In the past, hostile takeovers hardly happened. The highly concentrated ownership structure and rigid hostile takeover law chilled the takeover market in China. The possible reason for the rigid and mismatched takeover law might be the same as for China’s Asian neighbors (such as Korea)- pressure from international financial institutions. However, this rigidity did not mean that there were no takeovers at all. Friendly takeovers were quite frequent in the past. From 2010 to 2014, Chinese capital market has seen more than 18,000 mergers and acquisitions involving listed companies. In a capital market with more than 2000 listed companies, the total should be a sufficient evidence showing the vitality of the takeover market. Despite these facts, we still need to ask whether Chinese takeover law works well or not. According to the aforementioned purposes of takeover law, did the law maximize social wealth? Did the takeover law properly represent national interests?

It seems that auctions in control transactions is the crucial and optimal method to maximize social wealth, even if there were different points of view. Chinese takeover law, as a transplanted legal institution, is not an exception to the auction promotion paradigm. There are institutions in the law providing for crucial delay, which is indispensable for promoting auctions. Meanwhile, past empirical research informs us that the existence of auction-related regulations is not necessarily associated with the occurrence of auctions. Although there were a lot of auctions happening, these occurrences do not mean that the law is maximizing social wealth. To be sure, regulations promoting auctions chill takeovers. Therefore, excessive delay also incurs social costs. This article focuses on the auction promotion issue in Chinese takeover law and analyzes the efficacy of it. As a Socialism country with strong state presence, China presumably has a law that sufficiently, if not excessively, protects its national interests. In the process of analyzing auction promotion, it becomes necessary to also consider administrative review, one of the many reasons for delay.

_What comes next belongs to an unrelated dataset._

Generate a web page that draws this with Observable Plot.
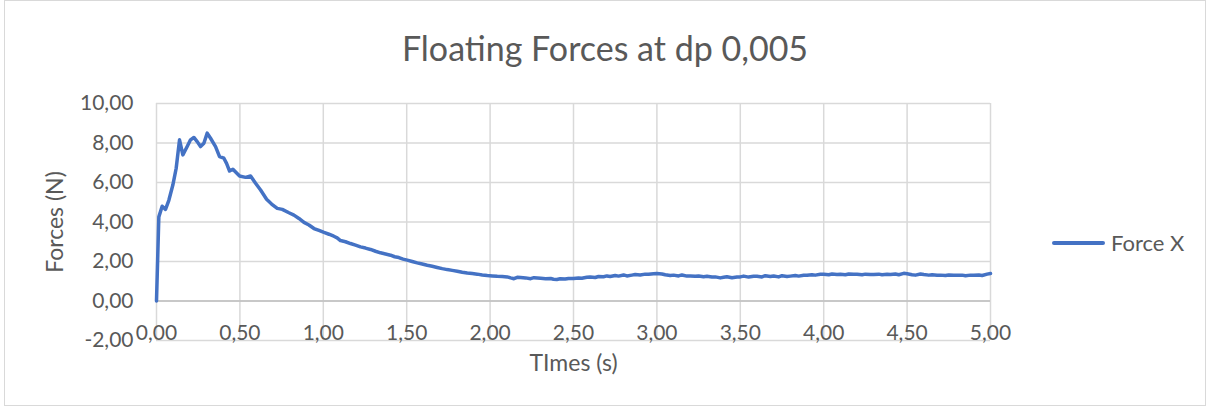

Part II of the article examines the traditional wisdom of takeover and regulations. It explores the logic behind takeover regulations and the rationales of auction promotion regulations. Further, part III analyzes the landscape of the Chinese takeover market and showcases an updated research on the ownership structure of listed firms. Meanwhile, China's auction promotion rule is discussed in this part in order to provide a clear picture and a starting point for further normative study. In Part V, the research justifies the necessity of deactivating the auction promotion rule from the value-maximizing perspective. Also, an alternative solution, namely the announcement institution, is introduced for compensating the positive functions of the auction promotion rule. Finally, the research believes that deactivating the auction promotion rule while still leaving it available for companies to opt in would be efficient for the companies with dispersed ownership structures, although such companies only constitute a minority across Chinese listed firms.